Proposal - History of master broken/review-apps deploy errors per month
Motivation
If you asked me one of those two questions, I would struggle to answer:
- “What are the top 5 issues for master stability at GitLab?“,
- “What are the top 5 issues for review app deployments at GitLab?“,
The purpose of this proposal is to allow anybody to be able to answer those questions in a self-service manner.
(It's an application of the "see it and find it" principle of our areas of responsibility)
The proposal
Gather all of the "master broken"/"review apps deploy" problems we see per month (e.g. in generated issue, one issue for master stability, and another one for review app deployments), group them by root cause to understand what we could work on to prevent them (manual process at first). Then, order those problems per root cause in descending order (i.e. most frequent problem first) with a "comments" column.
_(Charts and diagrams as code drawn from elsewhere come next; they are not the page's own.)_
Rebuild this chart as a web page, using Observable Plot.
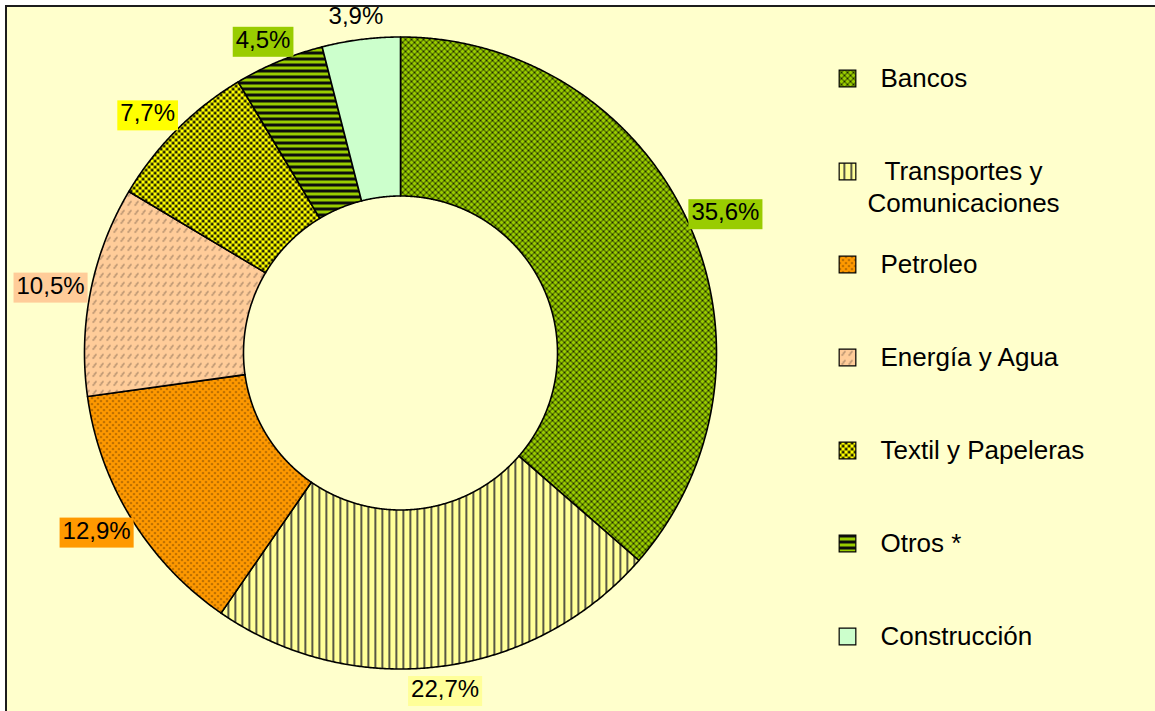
<!DOCTYPE html>
<html>
<head>
<meta charset="utf-8">
<script src="https://cdn.jsdelivr.net/npm/d3@7"></script>
<script src="https://cdn.jsdelivr.net/npm/@observablehq/plot@0.6"></script>
<style>
  html, body { margin: 0; padding: 0; background: #ffffff; }
  #bg { position: absolute; left: 5px; top: 5px; width: 1150px; height: 706px; background: #FFFFCC;
        border-left: 2px solid #1c1c1c; border-top: 2px solid #1c1c1c; box-sizing: border-box; }
  #chart { position: absolute; left: 0; top: 0; }
</style>
</head>
<body>
<svg width="0" height="0" style="position:absolute">
  <defs>
    <pattern id="pBancos" width="6" height="6" patternUnits="userSpaceOnUse">
      <rect width="6" height="6" fill="#99CC00"/>
      <path d="M0,0L6,6M6,0L0,6M-1,5L1,7M5,-1L7,1M-1,1L1,-1M5,7L7,5" stroke="#1a2600" stroke-width="0.95"/>
    </pattern>
    <pattern id="pTrans" width="7" height="7" patternUnits="userSpaceOnUse">
      <rect width="7" height="7" fill="#FFFF99"/>
      <rect x="3" y="0" width="1.6" height="7" fill="#2e2e2e"/>
    </pattern>
    <pattern id="pPetro" width="6" height="6" patternUnits="userSpaceOnUse">
      <rect width="6" height="6" fill="#FF9900"/>
      <circle cx="1.5" cy="1.5" r="0.85" fill="#5a3000"/>
      <circle cx="4.5" cy="4.5" r="0.85" fill="#5a3000"/>
    </pattern>
    <pattern id="pEnergia" width="7" height="9" patternUnits="userSpaceOnUse">
      <rect width="7" height="9" fill="#FFCC99"/>
      <path d="M1.5,7L4.8,2.5" stroke="#5e4a3c" stroke-width="1.1" stroke-dasharray="1.3,0.7"/>
    </pattern>
    <pattern id="pTextil" width="6" height="6" patternUnits="userSpaceOnUse">
      <rect width="6" height="6" fill="#FFFF00"/>
      <rect x="0.3" y="0.3" width="2.6" height="2.6" fill="#000"/>
      <rect x="3.3" y="3.3" width="2.6" height="2.6" fill="#000"/>
    </pattern>
    <pattern id="pOtros" width="6" height="6" patternUnits="userSpaceOnUse">
      <rect width="6" height="6" fill="#99CC00"/>
      <rect x="0" y="3" width="6" height="3" fill="#0d0d0d"/>
    </pattern>
    <pattern id="pConst" width="6" height="6" patternUnits="userSpaceOnUse">
      <rect width="6" height="6" fill="#CCFFCC"/>
    </pattern>
  </defs>
</svg>
<div id="bg"></div>
<div id="chart"></div>
<script>
// ---- data ----
const categories = ["Bancos", "Transportes y Comunicaciones", "Petroleo", "Energía y Agua", "Textil y Papeleras", "Otros *", "Construcción"];
const legendLines = [["Bancos"], ["Transportes y", "Comunicaciones"], ["Petroleo"], ["Energía y Agua"], ["Textil y Papeleras"], ["Otros *"], ["Construcción"]];
const shares = [35.6, 22.7, 12.9, 10.5, 7.7, 4.5, 3.9];
const shareLabels = ["35,6%", "22,7%", "12,9%", "10,5%", "7,7%", "4,5%", "3,9%"];

// ---- styles ----
const patternUrls = ["url(#pBancos)", "url(#pTrans)", "url(#pPetro)", "url(#pEnergia)", "url(#pTextil)", "url(#pOtros)", "url(#pConst)"];
const labelBgs = ["#99CC00", "#FFFF99", "#FF9900", "#FFCC99", "#FFFF00", "#99CC00", null];

// ---- layout ----
const W = 1155, H = 711;
const cx = 400, cy = 352.5, R = 316, r0 = 157;
const labelGap = 8, halfW = 33, halfH = 15;
const legendX = 847, legendTextX = 880, legendY0 = 78, legendStep = 93, legendFont = 26, lineGap = 32;

const rows = categories.map((c, i) => ({cat: c, share: shares[i], label: shareLabels[i], i}));
const arcs = d3.pie().sort(null).value(d => d.share).startAngle(0).endAngle(2 * Math.PI)(rows);

const pol = (rr, t) => [cx + rr * Math.sin(t), cy - rr * Math.cos(t)];

const ringPts = [];
arcs.forEach(a => {
  const n = Math.max(4, Math.ceil((a.endAngle - a.startAngle) / 0.005));
  const ring = [];
  for (let k = 0; k <= n; k++) ring.push(pol(R, a.startAngle + (a.endAngle - a.startAngle) * k / n));
  for (let k = n; k >= 0; k--) ring.push(pol(r0, a.startAngle + (a.endAngle - a.startAngle) * k / n));
  ring.push(ring[0]);
  ring.forEach(([x, y]) => ringPts.push({cat: a.data.cat, x, y}));
});

const labelPos = arcs.map(a => {
  const t = (a.startAngle + a.endAngle) / 2;
  const [x, y] = pol(R + labelGap, t);
  return {label: a.data.label, i: a.data.i, x: x + halfW * Math.sin(t), y: y - halfH * Math.cos(t)};
});

const legendItems = [];
legendLines.forEach((lines, i) => {
  if (lines.length === 1) legendItems.push({text: lines[0], x: legendTextX, y: legendY0 + legendStep * i, anchor: "start"});
  else lines.forEach((l, j) => legendItems.push({text: l, x: 963, y: legendY0 + legendStep * i + lineGap * j, anchor: "middle"}));
});
const legendMarkers = categories.map((c, i) => ({cat: c, x: legendX, y: legendY0 + legendStep * i}));

const tag = cls => (index, scales, values, dims, ctx, next) => {
  const g = next(index, scales, values, dims, ctx);
  g.setAttribute("class", cls);
  return g;
};

const plot = Plot.plot({
  width: W, height: H,
  marginTop: 0, marginRight: 0, marginBottom: 0, marginLeft: 0,
  x: {domain: [0, W], range: [0, W], axis: null},
  y: {domain: [0, H], range: [0, H], axis: null},
  color: {type: "ordinal", domain: categories, range: patternUrls},
  style: {background: "transparent", fontFamily: "'Liberation Sans', Arial, sans-serif", overflow: "visible"},
  marks: [
    Plot.line(ringPts, {x: "x", y: "y", z: "cat", fill: "cat", stroke: "#000", strokeWidth: 1.6, strokeLinejoin: "round", curve: "linear"}),
    Plot.text(labelPos, {x: "x", y: "y", text: "label", fontSize: 24, fill: "#000", render: tag("slice-labels")}),
    Plot.dot(legendMarkers, {x: "x", y: "y", symbol: "square", r: 9.4, fill: "cat", stroke: "#000", strokeWidth: 1.2}),
    Plot.text(legendItems.filter(d => d.anchor === "start"), {x: "x", y: "y", text: "text", textAnchor: "start", fontSize: legendFont, fill: "#000"}),
    Plot.text(legendItems.filter(d => d.anchor === "middle"), {x: "x", y: "y", text: "text", textAnchor: "middle", fontSize: legendFont, fill: "#000"})
  ]
});
document.getElementById("chart").append(plot);

// label background boxes
document.querySelectorAll(".slice-labels text").forEach((t, k) => {
  const bg = labelBgs[labelPos[k].i];
  if (!bg) return;
  const b = t.getBBox();
  const rect = document.createElementNS("http://www.w3.org/2000/svg", "rect");
  rect.setAttribute("x", b.x - 3);
  rect.setAttribute("y", b.y + 1);
  rect.setAttribute("width", b.width + 6);
  rect.setAttribute("height", b.height + 3);
  rect.setAttribute("fill", bg);
  if (t.getAttribute("transform")) rect.setAttribute("transform", t.getAttribute("transform"));
  t.parentNode.insertBefore(rect, t);
});
</script>
</body>
</html>
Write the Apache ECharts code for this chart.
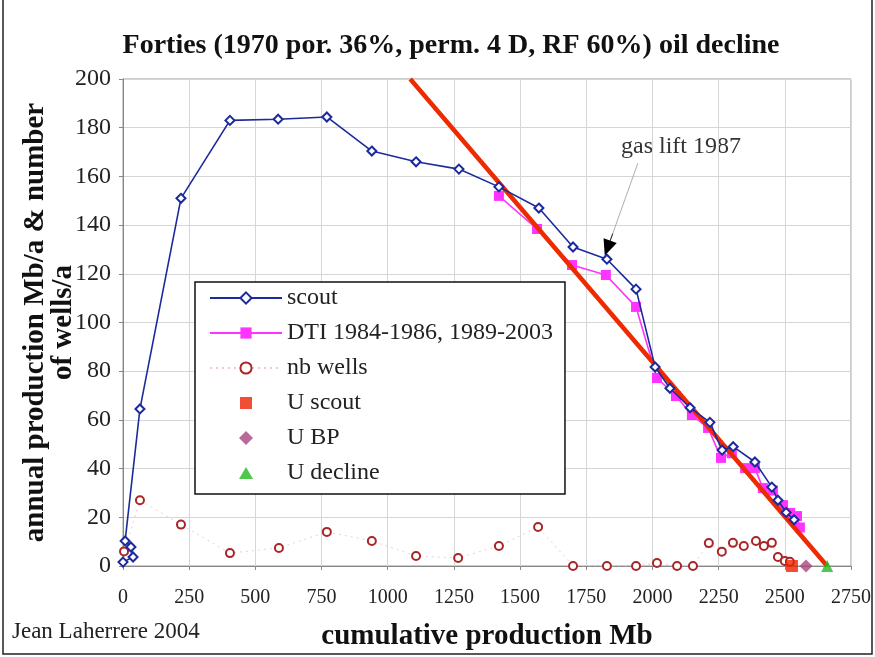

We could then review them async monthly (the entire team or a single person), and create issues for it.
Pros
- Systematic approach
- Spreads knowledge about what needs to be worked on first to improve master stability
- Data-driven justification for how we try to improve two of our core metrics (master-pipeline-stability and review-app-deployment-success-rate).
Cons
- Manual, and possibly tedious process
Other ideas
Possible inspiration for the layout: https://app.periscopedata.com/shared/9e320ebb-43f6-4b30-9f72-7f02636ae410? for the layout.